I worried about the possibility of hydrogen gas building up and causing an explosion too, so I bought a plastic case that is made for putting marine deep cycle batteries in.

The case had a port built in one end that was supposed to vent any hydrogen that the battery might produce. I glued a hunk of PVC pipe to the side of the battery case over this vent then ran it up the wall near the window I already had my feed line through and out side. I put enough pipe outside the header board I had the coax run though to bring it fairly near the ground.

One day it occurred to me that the end of the pipe outside was much longer and closer to the ground than the top of the battery so I installed a small computer type muffin fan in the tube just to make sure I had any gas going outside.

I never had any problems with hydrogen build up.

Now a friend of mine had several old car batteries that were his battery backup at his place. They were just laying on the floor in the room he use for his shack. He usually charged them with a big floor model battery charger using mains power.

One day I asked if he wasn’t concerned about hydrogen gassing out of the batteries, his answer was “No.”
He figured there was enough space in the room that the fan from his forced air system would dissipate it before it got to critical mass.

He said the furnace fan was almost always running both summer and winter because he had central air-conditioning which ran when it was warm out and forced air heat that ran when it was cold out.

I guess he was right because he never had a problem with it either.

To figure out how long you can run your rigs on your batteries you have to look up how much power the rig uses on transmit and receive then calculate how long you spend transmitting and receiving. Then how much capacity the batteries have in amp hours and do some dividing.

No one can say for definite how long your batteries will last. There are a lot of variables. You might be able to listen for days and even weeks but not transmit long at all. Even once you can no longer transmit you might still be able to receive for a long time.


Hypotheticly speaking, (I'm not going to do this!) could I use a 110 volt Battery charger hooked to a 350 watt Inverter, which is in turn hooked directly to the solar panels to regulate the charge on the batteries?


I don’t think this would work out because of the law of diminishing returns. I doubt the solar panel would generate enough juice to keep the batteries up enough for the charger to work. If it did you’d have a perpetual motion machine. You’d be better off just letting the solar panel charge the batteries directly. Unless you have a lot more solar panel capacity than the ones you listed have.
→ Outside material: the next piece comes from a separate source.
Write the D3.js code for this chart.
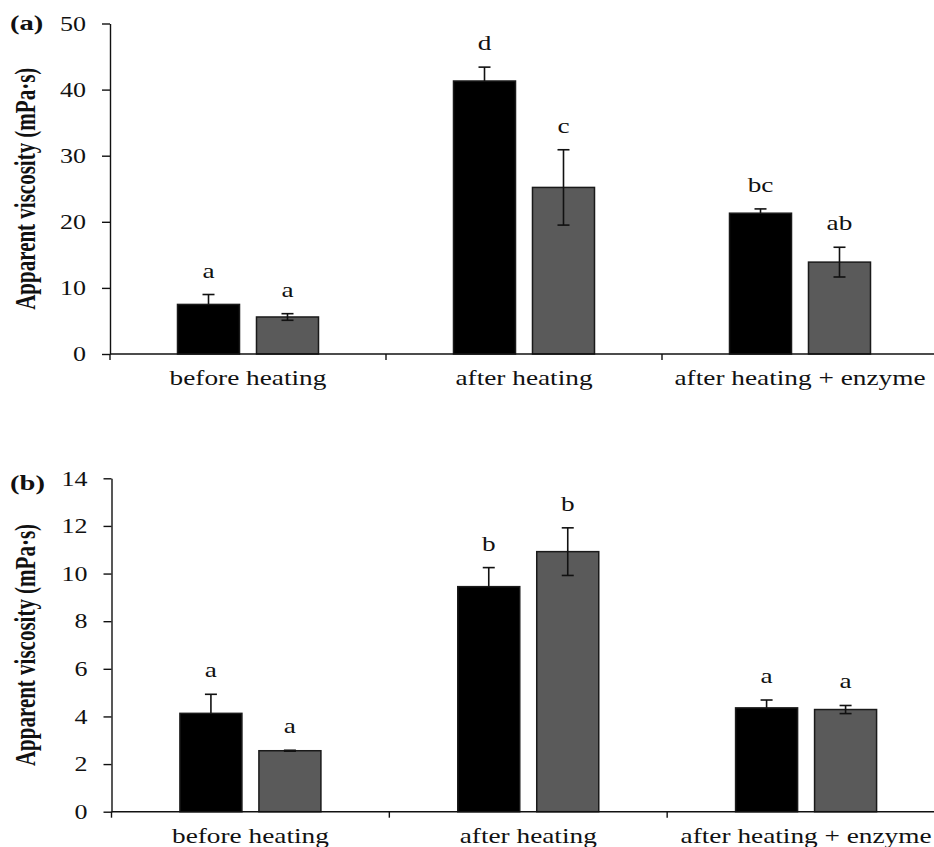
<!DOCTYPE html>
<html>
<head>
<meta charset="utf-8">
<script src="https://cdn.jsdelivr.net/npm/d3@7"></script>
<style>
  html, body { margin: 0; padding: 0; background: #fff; }
  svg { display: block; }
  text { font-family: "Liberation Serif", "Times New Roman", serif; fill: #111; }
</style>
</head>
<body>
<svg id="chart" width="934" height="847"></svg>
<script>
// ---------- DATA ----------
const categories = ["before heating", "after heating", "after heating + enzyme"];
const series = ["black", "gray"];

const panelAValuesBlack = [7.5, 41.3, 21.3];
const panelAErrorsBlack = [1.5, 2.1, 0.65];
const panelAValuesGray  = [5.6, 25.2, 13.9];
const panelAErrorsGray  = [0.5, 5.7, 2.25];
const panelALettersBlack = ["a", "d", "bc"];
const panelALettersGray  = ["a", "c", "ab"];
const panelATicks = [0, 10, 20, 30, 40, 50];

const panelBValuesBlack = [4.13, 9.45, 4.36];
const panelBErrorsBlack = [0.8, 0.8, 0.33];
const panelBValuesGray  = [2.56, 10.92, 4.29];
const panelBErrorsGray  = [0.02, 1.0, 0.17];
const panelBLettersBlack = ["a", "b", "a"];
const panelBLettersGray  = ["a", "b", "a"];
const panelBTicks = [0, 2, 4, 6, 8, 10, 12, 14];

const yTitle = "Apparent viscosity (mPa\u00B7s)";

// ---------- DRAW ----------
const svg = d3.select("#chart");
const SX = 1.3;   // horizontal stretch of the reference text
const fillColor = { black: "#000000", gray: "#5a5a5a" };

function drawPanel(cfg) {
  const g = svg.append("g");
  const x = d3.scaleBand().domain(categories).range([cfg.left, cfg.right]).paddingInner(0).paddingOuter(0);
  const bw = x.bandwidth();
  const xs = d3.scaleBand().domain(series).range([bw / 2 - 70.5, bw / 2 + 70.5]).paddingInner(0.215).paddingOuter(0);
  const y = d3.scaleLinear().domain([0, cfg.max]).range([cfg.bottom, cfg.top]);

  const rows = [];
  categories.forEach((c, i) => {
    rows.push({ c, s: "black", v: cfg.vb[i], e: cfg.eb[i], l: cfg.lb[i] });
    rows.push({ c, s: "gray", v: cfg.vg[i], e: cfg.eg[i], l: cfg.lg[i] });
  });

  // bars
  g.selectAll("rect.bar").data(rows).join("rect")
    .attr("class", "bar")
    .attr("x", d => x(d.c) + xs(d.s))
    .attr("width", xs.bandwidth())
    .attr("y", d => y(d.v))
    .attr("height", d => y(0) - y(d.v))
    .attr("fill", d => fillColor[d.s])
    .attr("stroke", "#1a1a1a")
    .attr("stroke-width", 1.5);

  // error bars (lower half hidden inside black bars)
  const eg = g.selectAll("g.err").data(rows).join("g").attr("class", "err")
    .attr("stroke", "#111").attr("stroke-width", 1.6);
  const cx = d => x(d.c) + xs(d.s) + xs.bandwidth() / 2;
  const lowEnd = d => d.s === "black" ? d.v : d.v - d.e;
  eg.append("line").attr("x1", cx).attr("x2", cx)
    .attr("y1", d => y(lowEnd(d))).attr("y2", d => y(d.v + d.e));
  eg.append("line").attr("x1", d => cx(d) - 6).attr("x2", d => cx(d) + 6)
    .attr("y1", d => y(d.v + d.e)).attr("y2", d => y(d.v + d.e));
  eg.filter(d => d.s !== "black").append("line")
    .attr("x1", d => cx(d) - 6).attr("x2", d => cx(d) + 6)
    .attr("y1", d => y(d.v - d.e)).attr("y2", d => y(d.v - d.e));

  // significance letters
  g.selectAll("text.letter").data(rows).join("text")
    .attr("class", "letter")
    .attr("transform", d => `translate(${cx(d)},${y(d.v + d.e) - 17}) scale(${SX},1)`)
    .attr("text-anchor", "middle")
    .attr("font-size", 21)
    .text(d => d.l);

  // y axis
  const ya = g.append("g").attr("transform", `translate(${cfg.left},0)`)
    .call(d3.axisLeft(y).tickValues(cfg.ticks).tickSize(8).tickSizeOuter(0).tickFormat(d3.format("d")));
  ya.select(".domain").attr("stroke", "#111").attr("stroke-width", 1.4);
  ya.selectAll(".tick line").attr("stroke", "#111").attr("stroke-width", 1.4);
  ya.selectAll(".tick text")
    .attr("x", null).attr("dy", "0.34em")
    .attr("transform", `translate(-24,0) scale(${SX},1)`)
    .attr("text-anchor", "end")
    .attr("font-size", 20)
    .attr("font-family", "Liberation Serif, serif")
    .attr("fill", "#111");

  // x axis line
  g.append("line").attr("x1", cfg.left).attr("x2", 934)
    .attr("y1", y(0)).attr("y2", y(0))
    .attr("stroke", "#111").attr("stroke-width", 1.4);
  // x ticks at band boundaries
  g.selectAll("line.xt").data(categories).join("line").attr("class", "xt")
    .attr("x1", d => x(d)).attr("x2", d => x(d))
    .attr("y1", y(0)).attr("y2", y(0) + 6)
    .attr("stroke", "#111").attr("stroke-width", 1.4);
  // x labels
  g.selectAll("text.xl").data(categories).join("text").attr("class", "xl")
    .attr("transform", d => `translate(${x(d) + bw / 2},${y(0) + 31}) scale(${SX},1)`)
    .attr("text-anchor", "middle")
    .attr("font-size", 21)
    .text(d => d);

  // y title
  g.append("text")
    .attr("transform", `translate(35,${(cfg.top + cfg.bottom) / 2}) rotate(-90) scale(1,1.4)`)
    .attr("text-anchor", "middle")
    .attr("font-size", 21)
    .attr("font-weight", "bold")
    .text(yTitle);

  // panel label
  g.append("text")
    .attr("transform", `translate(10,${cfg.labelY}) scale(${SX},1)`)
    .attr("font-size", 22)
    .attr("font-weight", "bold")
    .text(cfg.label);
}

drawPanel({
  label: "(a)", labelY: 30,
  left: 110, right: 938, top: 23.5, bottom: 354, max: 50, ticks: panelATicks,
  vb: panelAValuesBlack, eb: panelAErrorsBlack, vg: panelAValuesGray, eg: panelAErrorsGray,
  lb: panelALettersBlack, lg: panelALettersGray
});
drawPanel({
  label: "(b)", labelY: 490,
  left: 111.5, right: 945, top: 478.3, bottom: 811.7, max: 14, ticks: panelBTicks,
  vb: panelBValuesBlack, eb: panelBErrorsBlack, vg: panelBValuesGray, eg: panelBErrorsGray,
  lb: panelBLettersBlack, lg: panelBLettersGray
});
</script>
</body>
</html>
My younger brother is using several of the panels harbor freight sells along with a bank of deep cycle batteries where he lives. It is remote enough that the power company wants a small fortune to run wire to his place. Last I knew he had 6 batteries and 10 solar panels. I’m not real sure what he is using for a controller but I know the one harbor freight sold him went belly up.

When things are working right he can run his refrigerator and freezer no problems. In the evening when he wants to watch TV he simply unplugs the freezer to free up enough juice to run it without having the picture go funky.